Though much of the coverage of Adobe Systems' (ADBE) $1.68 billion deal to buy Magento Commerce has revolved around the potential threat the deal poses to Shopify (SHOP) , in many ways the acquisition is about strengthening Adobe's hand relative to traditional marketing software rivals such as Salesforce.com (CRM) , Oracle (ORCL) and SAP (SAP) .
It also looks as if Adobe, having successfully transitioned much of the customer base for its content/media-creation software franchises to subscription offerings, is now hungry to expand its reach in fast-growing online marketing and commerce fields.

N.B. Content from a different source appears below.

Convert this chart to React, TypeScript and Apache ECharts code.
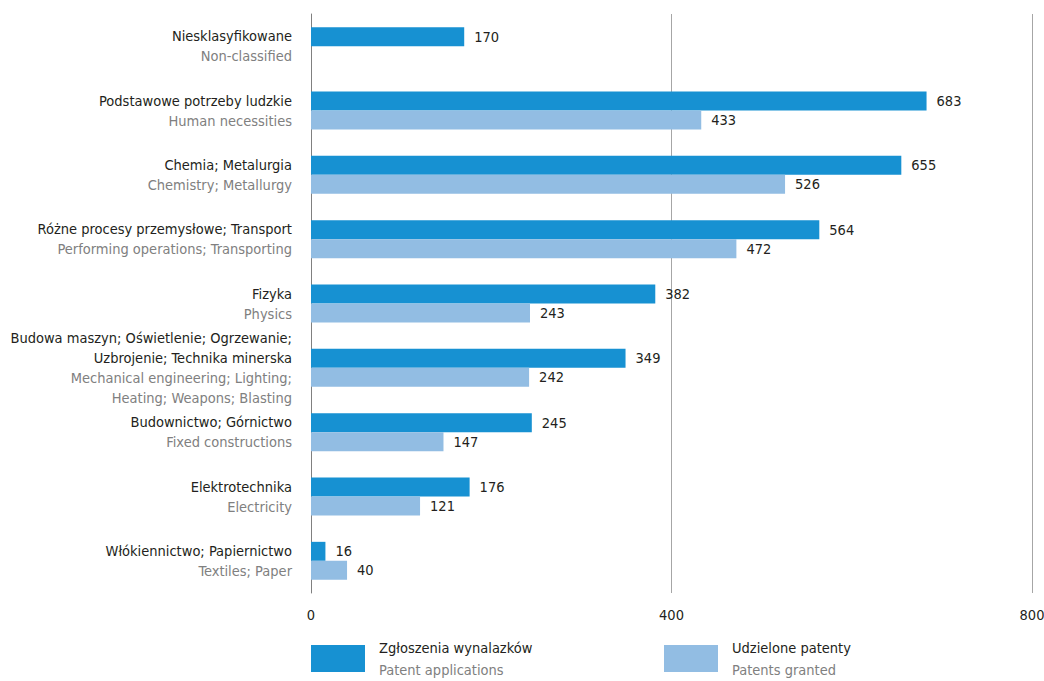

Magento, which was sold by eBay (EBAY) in 2015, provides tools for setting up and managing online storefronts, as well as for analyzing shopping data and marketing goods and services on social media. The company also claims an ecosystem of 300,000-plus developers creating software extensions and services that integrate with its offerings.

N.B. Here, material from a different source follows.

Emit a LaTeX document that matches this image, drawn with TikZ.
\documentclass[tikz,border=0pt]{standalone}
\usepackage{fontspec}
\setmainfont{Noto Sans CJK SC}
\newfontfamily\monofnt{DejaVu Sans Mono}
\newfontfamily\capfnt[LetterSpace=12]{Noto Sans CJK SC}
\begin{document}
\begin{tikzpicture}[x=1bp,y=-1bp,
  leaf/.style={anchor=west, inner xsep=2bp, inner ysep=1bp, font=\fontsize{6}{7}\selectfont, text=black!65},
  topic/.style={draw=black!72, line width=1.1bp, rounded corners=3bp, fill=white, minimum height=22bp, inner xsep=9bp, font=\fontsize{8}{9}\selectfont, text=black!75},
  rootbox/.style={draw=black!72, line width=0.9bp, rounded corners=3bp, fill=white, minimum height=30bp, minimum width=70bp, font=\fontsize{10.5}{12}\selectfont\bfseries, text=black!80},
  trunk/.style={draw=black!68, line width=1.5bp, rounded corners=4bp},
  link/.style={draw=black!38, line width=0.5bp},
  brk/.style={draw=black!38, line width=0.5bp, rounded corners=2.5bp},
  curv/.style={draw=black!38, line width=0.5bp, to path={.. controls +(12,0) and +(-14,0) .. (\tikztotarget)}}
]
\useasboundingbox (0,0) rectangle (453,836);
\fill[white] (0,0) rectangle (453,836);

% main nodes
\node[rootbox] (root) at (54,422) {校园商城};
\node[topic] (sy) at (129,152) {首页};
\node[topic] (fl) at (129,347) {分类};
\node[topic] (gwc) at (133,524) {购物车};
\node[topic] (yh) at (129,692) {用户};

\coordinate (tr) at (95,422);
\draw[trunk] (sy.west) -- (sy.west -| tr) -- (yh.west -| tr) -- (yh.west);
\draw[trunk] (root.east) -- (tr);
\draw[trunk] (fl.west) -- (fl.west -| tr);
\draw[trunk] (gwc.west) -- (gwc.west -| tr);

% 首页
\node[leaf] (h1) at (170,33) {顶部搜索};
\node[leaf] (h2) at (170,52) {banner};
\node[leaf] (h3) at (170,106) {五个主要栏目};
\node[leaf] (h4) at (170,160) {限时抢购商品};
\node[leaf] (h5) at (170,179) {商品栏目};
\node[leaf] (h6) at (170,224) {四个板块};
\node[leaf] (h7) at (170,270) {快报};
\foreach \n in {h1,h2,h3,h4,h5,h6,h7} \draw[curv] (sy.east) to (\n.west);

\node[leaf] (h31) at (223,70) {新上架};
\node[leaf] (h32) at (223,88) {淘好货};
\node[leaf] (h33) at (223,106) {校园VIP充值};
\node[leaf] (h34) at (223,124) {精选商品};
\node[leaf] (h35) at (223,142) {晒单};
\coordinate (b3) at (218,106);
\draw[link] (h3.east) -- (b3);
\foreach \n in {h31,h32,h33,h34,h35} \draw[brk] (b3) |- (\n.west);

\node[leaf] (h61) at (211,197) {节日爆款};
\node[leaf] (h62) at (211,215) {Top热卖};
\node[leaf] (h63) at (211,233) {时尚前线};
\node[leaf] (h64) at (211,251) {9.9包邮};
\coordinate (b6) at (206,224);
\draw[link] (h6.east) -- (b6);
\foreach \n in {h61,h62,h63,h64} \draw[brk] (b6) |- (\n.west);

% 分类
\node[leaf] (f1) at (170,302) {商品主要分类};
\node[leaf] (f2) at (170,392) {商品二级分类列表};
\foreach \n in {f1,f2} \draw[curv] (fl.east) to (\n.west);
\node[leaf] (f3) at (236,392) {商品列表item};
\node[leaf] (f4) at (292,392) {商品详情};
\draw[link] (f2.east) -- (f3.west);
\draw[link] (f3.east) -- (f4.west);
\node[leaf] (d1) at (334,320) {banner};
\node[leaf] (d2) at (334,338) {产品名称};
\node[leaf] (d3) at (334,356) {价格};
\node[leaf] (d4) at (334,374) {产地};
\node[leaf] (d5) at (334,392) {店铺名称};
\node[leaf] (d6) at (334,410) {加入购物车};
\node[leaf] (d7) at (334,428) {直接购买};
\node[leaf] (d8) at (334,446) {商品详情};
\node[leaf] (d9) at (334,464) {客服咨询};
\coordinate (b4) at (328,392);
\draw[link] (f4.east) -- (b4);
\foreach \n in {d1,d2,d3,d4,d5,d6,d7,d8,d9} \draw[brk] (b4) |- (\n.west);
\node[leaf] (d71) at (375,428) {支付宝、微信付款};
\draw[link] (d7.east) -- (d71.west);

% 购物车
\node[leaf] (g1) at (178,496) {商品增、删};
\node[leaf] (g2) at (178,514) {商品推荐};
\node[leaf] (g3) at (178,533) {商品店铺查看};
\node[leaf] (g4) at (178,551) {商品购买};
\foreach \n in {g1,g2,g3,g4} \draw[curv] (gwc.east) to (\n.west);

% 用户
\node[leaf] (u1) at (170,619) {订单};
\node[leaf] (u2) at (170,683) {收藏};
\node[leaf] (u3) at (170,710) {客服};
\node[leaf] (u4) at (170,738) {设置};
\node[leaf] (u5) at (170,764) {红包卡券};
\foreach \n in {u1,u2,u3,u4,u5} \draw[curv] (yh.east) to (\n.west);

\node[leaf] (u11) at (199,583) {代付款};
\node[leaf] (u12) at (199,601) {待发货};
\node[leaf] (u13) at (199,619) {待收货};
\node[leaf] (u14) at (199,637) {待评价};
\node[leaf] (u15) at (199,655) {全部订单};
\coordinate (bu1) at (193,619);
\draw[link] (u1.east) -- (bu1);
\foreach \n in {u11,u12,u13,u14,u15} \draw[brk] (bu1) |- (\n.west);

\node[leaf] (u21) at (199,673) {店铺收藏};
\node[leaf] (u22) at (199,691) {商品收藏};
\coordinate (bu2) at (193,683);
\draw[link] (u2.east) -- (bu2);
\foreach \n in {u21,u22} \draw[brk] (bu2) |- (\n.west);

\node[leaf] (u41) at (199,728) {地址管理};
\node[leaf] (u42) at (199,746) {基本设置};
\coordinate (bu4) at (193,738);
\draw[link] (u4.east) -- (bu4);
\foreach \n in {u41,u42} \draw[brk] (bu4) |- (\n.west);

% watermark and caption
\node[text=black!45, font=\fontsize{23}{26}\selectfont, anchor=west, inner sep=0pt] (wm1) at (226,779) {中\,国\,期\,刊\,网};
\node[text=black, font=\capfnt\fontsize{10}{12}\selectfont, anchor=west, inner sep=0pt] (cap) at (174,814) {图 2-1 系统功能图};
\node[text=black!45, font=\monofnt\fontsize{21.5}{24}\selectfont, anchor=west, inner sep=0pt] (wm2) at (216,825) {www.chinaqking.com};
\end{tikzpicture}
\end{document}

In some respects, all of that has much in common with what Shopify, whose shares are down nearly 4% on news of the Magento deal, provides its clients. Shopify, which is coming off a first quarter in which its sales rose 68%, offers a variety of tools and services for running online stores and selling on platforms such as Facebook (FB) , Amazon.com (AMZN) and Pinterest. However, Shopify depends far more on small businesses than Magento, which relies heavily on mid-sized businesses and also has some larger corporate clients such as Coca-Cola (KO) , Canon (CAJ) and Nestle.
Whereas Spotify claims to power more than 600,000 businesses and has handled more than $55 billion in gross merchandise volume (GMV) over its history, Magento says it powers over 235,000 stores and handles over $155 billion in GMV annually. In addition, only 22% of Shopify's first-quarter monthly recurring revenue came from the costlier Shopify Plus service, which competes directly with Magento's offerings. The rest appears to stem from cheaper service plans that cost between $29 and $299 per month -- a small fraction of Magento's starting price of $2,000 per month.

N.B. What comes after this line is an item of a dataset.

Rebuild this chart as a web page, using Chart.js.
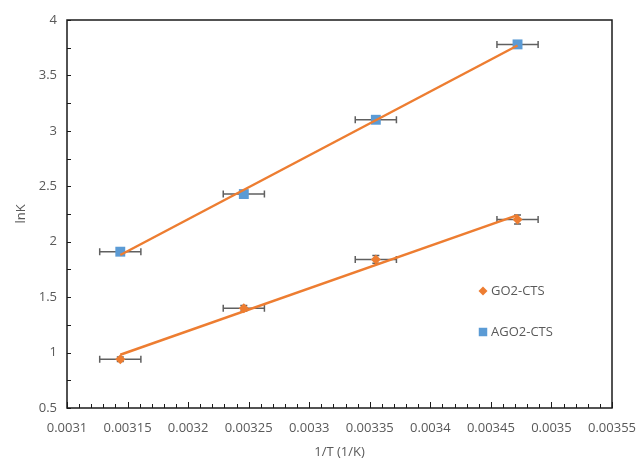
<!DOCTYPE html>
<html><head><meta charset="utf-8">
<script src="https://cdn.jsdelivr.net/npm/chart.js@4.4.0/dist/chart.umd.min.js"></script>
<style>html,body{margin:0;padding:0;background:#fff}</style>
</head><body>
<canvas id="c" width="638" height="461"></canvas>
<script>
// ---- data ----
const xValues    = [0.003144, 0.003246, 0.003355, 0.003472];   // 1/T (1/K)
const go2Values  = [0.94, 1.40, 1.84, 2.20];                     // lnK, GO2-CTS
const ago2Values = [1.91, 2.43, 3.10, 3.78];                     // lnK, AGO2-CTS
const xErr       = [0.000017, 0.000017, 0.000017, 0.000017];
const go2YErr    = [0.02, 0.025, 0.035, 0.04];
const ago2YErr   = [0.015, 0.015, 0.015, 0.015];
const trendX     = [0.003144, 0.003472];
const go2Trend   = [0.98, 2.24];
const ago2Trend  = [1.88, 3.77];
const xTicks      = [0.0031, 0.00315, 0.0032, 0.00325, 0.0033, 0.00335, 0.0034, 0.00345, 0.0035, 0.00355];
const xTickLabels = ['0.0031','0.00315','0.0032','0.00325','0.0033','0.00335','0.0034','0.00345','0.0035','0.00355'];
const yTicks      = [0.5, 1, 1.5, 2, 2.5, 3, 3.5, 4];
const yTickLabels = ['0.5','1','1.5','2','2.5','3','3.5','4'];
const seriesNames = ['GO2-CTS', 'AGO2-CTS'];

const ORANGE = '#ED7D31', BLUE = '#5B9BD5', TEXT = '#595959', FONT = "'Open Sans', sans-serif";

const pts = (xs, ys) => xs.map((x, i) => ({x: x, y: ys[i]}));

const errorBars = {
  id: 'errorBars',
  beforeDatasetsDraw(chart) {
    const ctx = chart.ctx, xs = chart.scales.x, ys = chart.scales.y;
    ctx.save();
    ctx.strokeStyle = '#606060';
    ctx.lineWidth = 1.5;
    chart.data.datasets.forEach(ds => {
      if (!ds.xErr) return;
      ds.data.forEach((p, i) => {
        const px = xs.getPixelForValue(p.x), py = ys.getPixelForValue(p.y);
        const xl = xs.getPixelForValue(p.x - ds.xErr[i]), xr = xs.getPixelForValue(p.x + ds.xErr[i]);
        const yt = ys.getPixelForValue(p.y + ds.yErr[i]), yb = ys.getPixelForValue(p.y - ds.yErr[i]);
        const c = 3.5;
        ctx.beginPath();
        ctx.moveTo(xl, py); ctx.lineTo(xr, py);
        ctx.moveTo(xl, py - c); ctx.lineTo(xl, py + c);
        ctx.moveTo(xr, py - c); ctx.lineTo(xr, py + c);
        ctx.moveTo(px, yt); ctx.lineTo(px, yb);
        ctx.moveTo(px - c, yt); ctx.lineTo(px + c, yt);
        ctx.moveTo(px - c, yb); ctx.lineTo(px + c, yb);
        ctx.stroke();
      });
    });
    ctx.restore();
  }
};

const frameAndTicks = {
  id: 'frameAndTicks',
  afterDraw(chart) {
    const ctx = chart.ctx, a = chart.chartArea, xs = chart.scales.x, ys = chart.scales.y;
    ctx.save();
    ctx.strokeStyle = '#1a1a1a';
    ctx.lineWidth = 1.5;
    ctx.strokeRect(a.left, a.top, a.right - a.left, a.bottom - a.top);
    ctx.lineWidth = 1;
    ctx.beginPath();
    for (let i = 0; i < xTicks.length; i++) {
      const px = Math.round(xs.getPixelForValue(xTicks[i])) + 0.5;
      ctx.moveTo(px, a.bottom); ctx.lineTo(px, a.bottom - 6);
      if (i < xTicks.length - 1) {
        const step = (xTicks[i + 1] - xTicks[i]) / 5;
        for (let k = 1; k < 5; k++) {
          const mx = Math.round(xs.getPixelForValue(xTicks[i] + k * step)) + 0.5;
          ctx.moveTo(mx, a.bottom); ctx.lineTo(mx, a.bottom - 4);
        }
      }
    }
    for (let i = 0; i < yTicks.length; i++) {
      const py = Math.round(ys.getPixelForValue(yTicks[i])) + 0.5;
      ctx.moveTo(a.left, py); ctx.lineTo(a.left + 4, py);
      if (i < yTicks.length - 1) {
        const my = Math.round(ys.getPixelForValue((yTicks[i] + yTicks[i + 1]) / 2)) + 0.5;
        ctx.moveTo(a.left, my); ctx.lineTo(a.left + 4, my);
      }
    }
    ctx.stroke();

    const items = [
      {text: seriesNames[0], style: 'rectRot', r: 4.5, color: ORANGE, y: 291},
      {text: seriesNames[1], style: 'rect', r: 6, color: BLUE, y: 332}
    ];
    ctx.font = '13px ' + FONT;
    ctx.textAlign = 'left';
    ctx.textBaseline = 'middle';
    items.forEach(it => {
      ctx.fillStyle = it.color;
      ctx.strokeStyle = it.color;
      Chart.helpers.drawPoint(ctx, {pointStyle: it.style, radius: it.r, borderWidth: 0, rotation: 0}, 483, it.y);
      ctx.fillStyle = TEXT;
      ctx.fillText(it.text, 491, it.y);
    });
    ctx.restore();
  }
};

new Chart(document.getElementById('c'), {
  type: 'scatter',
  data: {
    datasets: [
      {label: seriesNames[0] + ' fit', type: 'line', data: pts(trendX, go2Trend), borderColor: ORANGE, borderWidth: 2.5,
       pointRadius: 0, showLine: true, fill: false, order: 0},
      {label: seriesNames[1] + ' fit', type: 'line', data: pts(trendX, ago2Trend), borderColor: ORANGE, borderWidth: 2.5,
       pointRadius: 0, showLine: true, fill: false, order: 0},
      {label: seriesNames[0], data: pts(xValues, go2Values), pointStyle: 'rectRot', pointRadius: 5,
       backgroundColor: ORANGE, borderColor: ORANGE, borderWidth: 0, order: 1, xErr: xErr, yErr: go2YErr},
      {label: seriesNames[1], data: pts(xValues, ago2Values), pointStyle: 'rect', pointRadius: 7,
       backgroundColor: BLUE, borderColor: BLUE, borderWidth: 0, order: 1, xErr: xErr, yErr: ago2YErr}
    ]
  },
  options: {
    responsive: false,
    animation: false,
    layout: {padding: {top: 20, right: 26, left: 0, bottom: 0}},
    plugins: {legend: {display: false}, tooltip: {enabled: false}},
    scales: {
      x: {
        type: 'linear', position: 'bottom', min: 0.0031, max: 0.00355,
        afterBuildTicks: s => { s.ticks = xTicks.map(v => ({value: v})); },
        afterFit: s => { s.height = 53; s.paddingLeft = 0; s.paddingRight = 0; },
        grid: {display: false, drawTicks: false},
        border: {display: false},
        ticks: {callback: (v, i) => xTickLabels[i], font: {family: FONT, size: 13}, color: TEXT,
                padding: 12, maxRotation: 0, autoSkip: false},
        title: {display: true, text: '1/T (1/K)', font: {family: FONT, size: 13}, color: TEXT,
                padding: {top: 0, bottom: 1}}
      },
      y: {
        type: 'linear', min: 0.5, max: 4,
        afterBuildTicks: s => { s.ticks = yTicks.map(v => ({value: v})); },
        afterFit: s => { s.width = 67; s.paddingTop = 0; s.paddingBottom = 0; },
        grid: {display: false, drawTicks: false},
        border: {display: false},
        ticks: {callback: (v, i) => yTickLabels[i], font: {family: FONT, size: 13}, color: TEXT, padding: 10},
        title: {display: true, text: 'lnK', font: {family: FONT, size: 13}, color: TEXT,
                padding: {top: 13, bottom: 0}}
      }
    }
  },
  plugins: [errorBars, frameAndTicks]
});
</script>
</body></html>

Moreover, on a Monday conference call, Adobe suggested it's more keen on growing Magento's sales to large enterprises -- many of which are already Adobe clients -- than moving downmarket to battle Shopify. "I think there's an opportunity given our presence with the enterprise and with the largest, most complex, I would say, experienced implementations in the world, we think there's an opportunity to really bring [Magento's] technology to bear," said Adobe exec Brad Rencher.
Such an effort would put Magento into greater competition with platforms such as Salesforce's Commerce Cloud (the product of its $2.8 billion Demandware acquisition in 2016), Oracle's Commerce Cloud and SAP's Hybris. These platforms tend to be highly scalable and customizable, and are often priced well above what Magento's plans start at.
These offerings also often integrate with other CRM software sold by a vendor, including their marketing software. That's doubtlessly of interest to Adobe, which counts Salesforce and Oracle as the largest rivals for its far-reaching Experience Cloud platform. Experience Cloud, which saw its revenue rise 16% annually in Adobe's February quarter to $554 million, includes software and services for creating marketing content, personalizing customer experiences, running online ad campaigns and analyzing customer data, among other things.
On the call, Adobe talked up the ability of Magento and Experience Cloud to jointly give retailers and other businesses an end-to-end platform for shaping, personalizing and analyzing customer experiences. "Adobe is the only company with leadership in content creation, marketing, advertising, analytics and now, commerce, enabling real-time, personalized experiences across the entire customer journey," proclaimed CEO Shantanu Narayen. Execs also suggested Adobe could use its Sensei AI/machine learning framework to derive insights from data that Magento's platform can deliver, and selling Magento's developer base on supporting Experience Cloud.
In addition to competitive positioning, industry trends likely had something to do with Adobe's decision to buy Magento. U.S. retail e-commerce sales continue growing at a 15%-plus clip, and though Amazon gets much of the credit here, this growth is also being fueled by the rise of a variety of small and mid-sized direct-to-consumer players that often leverage platforms such as Magento and Shopify. In addition, chief marketing officers (CMOs) are overseeing a larger and larger portion of global IT spend.
All of this raises the question of whether Adobe might pull the trigger on additional acquisitions to both better compete against Salesforce/Oracle/SAP and grab a larger chunk of CMO budgets. BMO Capital's Keith Bachman, for example, suggested that Adobe could also expand into the customer support/engagement software market -- another field where Salesforce and Oracle have well-established offerings.
Whether or not such a move happens, the Magento deal does suggest that Adobe is now hungry for new worlds to conquer.